Parenteral Nutrition Ordering, Order Review, Compounding, Labeling, and Dispensing

    J. parenter. enteral nutr; 38 (3), 2014
    Año de publicación: 2014

    "BACKGROUND: Parenteral nutrition (PN) is a high-alert medication available for patient care within a complex clinical process. Beyond application of best practice recommendations to guide safe use and optimize clinical outcome, several issues are better addressed through evidence-based policies, procedures, and practices. This document provides evidence-based guidance for clinical practices involving PN prescribing, order review, and preparation.


    A systematic review of the best available evidence was used by an expert work group to answer a series of questions about PN prescribing, order review, compounding, labeling, and dispensing. Concepts from the Grading of Recommendations, Assessment, Development and Evaluation (GRADE) format were applied as appropriate.
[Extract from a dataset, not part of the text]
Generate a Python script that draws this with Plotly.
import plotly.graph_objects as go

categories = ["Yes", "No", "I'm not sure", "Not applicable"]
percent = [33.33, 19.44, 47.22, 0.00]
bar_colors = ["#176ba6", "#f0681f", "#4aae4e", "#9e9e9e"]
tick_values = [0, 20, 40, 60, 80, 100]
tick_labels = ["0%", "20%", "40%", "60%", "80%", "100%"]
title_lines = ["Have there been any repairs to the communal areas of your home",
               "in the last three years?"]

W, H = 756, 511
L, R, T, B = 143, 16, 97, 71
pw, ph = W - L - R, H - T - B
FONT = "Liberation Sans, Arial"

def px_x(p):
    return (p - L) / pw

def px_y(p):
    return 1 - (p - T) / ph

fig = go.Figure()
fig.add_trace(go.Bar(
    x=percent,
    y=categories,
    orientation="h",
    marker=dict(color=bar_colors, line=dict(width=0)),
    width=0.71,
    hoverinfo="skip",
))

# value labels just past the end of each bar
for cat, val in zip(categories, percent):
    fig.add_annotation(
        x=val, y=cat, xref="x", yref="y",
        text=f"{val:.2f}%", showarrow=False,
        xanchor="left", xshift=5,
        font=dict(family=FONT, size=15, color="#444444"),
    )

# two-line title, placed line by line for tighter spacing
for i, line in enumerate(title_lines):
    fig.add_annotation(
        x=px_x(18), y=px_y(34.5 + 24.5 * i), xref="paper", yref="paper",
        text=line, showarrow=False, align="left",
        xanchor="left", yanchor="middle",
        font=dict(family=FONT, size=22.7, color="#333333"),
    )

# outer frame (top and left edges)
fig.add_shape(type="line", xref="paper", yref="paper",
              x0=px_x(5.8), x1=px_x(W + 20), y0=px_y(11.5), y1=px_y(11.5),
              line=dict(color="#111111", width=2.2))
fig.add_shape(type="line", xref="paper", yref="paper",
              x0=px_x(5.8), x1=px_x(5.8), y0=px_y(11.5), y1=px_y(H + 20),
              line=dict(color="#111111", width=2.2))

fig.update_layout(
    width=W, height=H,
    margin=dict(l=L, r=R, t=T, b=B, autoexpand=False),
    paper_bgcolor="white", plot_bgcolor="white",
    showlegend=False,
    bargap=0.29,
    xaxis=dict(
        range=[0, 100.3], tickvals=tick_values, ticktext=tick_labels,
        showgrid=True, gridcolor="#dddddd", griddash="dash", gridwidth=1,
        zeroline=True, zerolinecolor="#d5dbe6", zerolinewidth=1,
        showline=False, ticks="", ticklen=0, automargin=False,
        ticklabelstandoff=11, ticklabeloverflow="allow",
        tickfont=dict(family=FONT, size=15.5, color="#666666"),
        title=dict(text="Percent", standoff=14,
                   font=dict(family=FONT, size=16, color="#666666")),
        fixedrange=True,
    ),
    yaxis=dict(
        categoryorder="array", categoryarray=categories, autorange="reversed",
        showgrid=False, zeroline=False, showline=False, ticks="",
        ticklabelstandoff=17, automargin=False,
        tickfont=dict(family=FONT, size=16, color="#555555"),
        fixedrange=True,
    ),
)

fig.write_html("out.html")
The specific clinical guideline recommendations were developed using consensus prior to review and approval by the American Society for Parenteral and Enteral Nutrition (A.S.P.E.N.) Board of Directors.

    The following questions were addressed:

    (1) Does education of prescribers improve PN ordering? (2) What is the maximum safe osmolarity of PN admixtures intended for peripheral vein administration? (3) What are the appropriate calcium intake and calcium-phosphate ratios in PN for optimal neonatal bone mineralization? (4) What are the clinical advantages or disadvantages of commercially available premade (""premixed"") multichambered PN formulations compared with traditional/customized PN formulations? (5) What are the clinical (infection, catheter occlusion) advantages or disadvantages of 2-in-1 compared with 3-in-1 PN admixtures? (6) What macronutrient dosing limits are expected to provide for the most stable 3-in-1 admixtures? (7) What are the most appropriate recommendations for optimizing calcium (gluconate) and (Na- or K-) phosphate compatibility in PN admixtures? (8) What micronutrient contamination is present in parenteral stock solutions currently used to compound PN admixtures? (9) Is it safe to use the PN admixture as a vehicle for non-nutrient medication delivery? (10) Should heparin be included in the PN admixture to reduce the risk of central vein thrombosis? (11) What methods of repackaging intravenous fat emulsion (IVFE) into smaller patient-specific volumes are safe? (12) What beyond-use date should be used for (a) IVFE dispensed for separate infusion in the original container and (b) repackaged IVFE?"